*Your objective*: In the lines below, output everything from the first line through the line containing "Chart.register(...registerables);" exactly as it is. Pictures are not part of the output.

*Supplied material*:
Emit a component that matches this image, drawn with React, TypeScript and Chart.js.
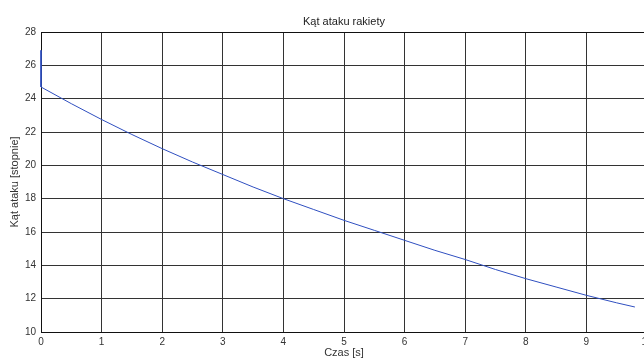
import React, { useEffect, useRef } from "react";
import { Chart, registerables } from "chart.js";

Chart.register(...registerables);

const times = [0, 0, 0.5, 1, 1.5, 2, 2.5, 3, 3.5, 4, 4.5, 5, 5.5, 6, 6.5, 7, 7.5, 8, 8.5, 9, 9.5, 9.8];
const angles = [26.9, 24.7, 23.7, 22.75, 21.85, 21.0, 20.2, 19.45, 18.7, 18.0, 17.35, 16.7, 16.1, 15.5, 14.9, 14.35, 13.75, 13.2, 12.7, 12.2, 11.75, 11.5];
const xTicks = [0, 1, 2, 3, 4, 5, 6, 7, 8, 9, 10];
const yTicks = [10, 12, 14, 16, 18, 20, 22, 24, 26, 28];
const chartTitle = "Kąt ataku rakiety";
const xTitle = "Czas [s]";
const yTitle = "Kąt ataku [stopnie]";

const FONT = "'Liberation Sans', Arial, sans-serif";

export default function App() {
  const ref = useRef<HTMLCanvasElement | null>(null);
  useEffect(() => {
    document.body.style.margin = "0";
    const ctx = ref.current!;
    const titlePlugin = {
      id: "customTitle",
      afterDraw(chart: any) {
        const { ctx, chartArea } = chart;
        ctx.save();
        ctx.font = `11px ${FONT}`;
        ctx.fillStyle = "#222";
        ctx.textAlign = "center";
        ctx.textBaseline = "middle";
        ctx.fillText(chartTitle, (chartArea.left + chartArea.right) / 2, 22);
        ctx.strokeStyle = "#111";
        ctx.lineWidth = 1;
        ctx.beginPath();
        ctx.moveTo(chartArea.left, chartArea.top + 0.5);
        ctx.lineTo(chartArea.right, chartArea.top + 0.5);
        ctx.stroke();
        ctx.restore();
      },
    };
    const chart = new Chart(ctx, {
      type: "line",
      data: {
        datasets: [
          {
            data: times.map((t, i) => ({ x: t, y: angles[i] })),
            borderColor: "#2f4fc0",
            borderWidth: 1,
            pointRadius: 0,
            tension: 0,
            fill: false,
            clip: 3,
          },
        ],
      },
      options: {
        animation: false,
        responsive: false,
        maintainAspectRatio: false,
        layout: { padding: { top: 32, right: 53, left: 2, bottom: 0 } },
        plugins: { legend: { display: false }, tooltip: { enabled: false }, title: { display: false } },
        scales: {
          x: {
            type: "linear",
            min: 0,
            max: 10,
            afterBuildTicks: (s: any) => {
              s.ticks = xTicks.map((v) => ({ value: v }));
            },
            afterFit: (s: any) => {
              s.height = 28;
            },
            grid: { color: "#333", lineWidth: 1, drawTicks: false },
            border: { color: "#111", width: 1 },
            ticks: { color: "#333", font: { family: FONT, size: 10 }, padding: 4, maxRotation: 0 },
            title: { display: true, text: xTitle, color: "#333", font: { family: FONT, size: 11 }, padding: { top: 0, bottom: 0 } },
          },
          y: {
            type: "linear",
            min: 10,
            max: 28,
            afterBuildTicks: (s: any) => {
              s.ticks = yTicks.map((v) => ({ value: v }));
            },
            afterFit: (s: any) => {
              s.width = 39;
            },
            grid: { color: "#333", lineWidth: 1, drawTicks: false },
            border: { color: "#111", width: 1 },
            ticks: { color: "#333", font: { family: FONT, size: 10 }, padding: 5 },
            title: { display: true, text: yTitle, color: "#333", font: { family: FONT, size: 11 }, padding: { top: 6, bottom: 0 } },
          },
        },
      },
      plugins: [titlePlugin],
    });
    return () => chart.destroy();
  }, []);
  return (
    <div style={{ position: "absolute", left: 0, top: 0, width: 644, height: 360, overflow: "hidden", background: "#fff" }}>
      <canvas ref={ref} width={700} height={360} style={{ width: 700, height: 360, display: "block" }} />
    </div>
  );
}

*Worked answer*:
Emit a component that matches this image, drawn with React, TypeScript and Chart.js.
import React, { useEffect, useRef } from "react";
import { Chart, registerables } from "chart.js";

Chart.register(...registerables);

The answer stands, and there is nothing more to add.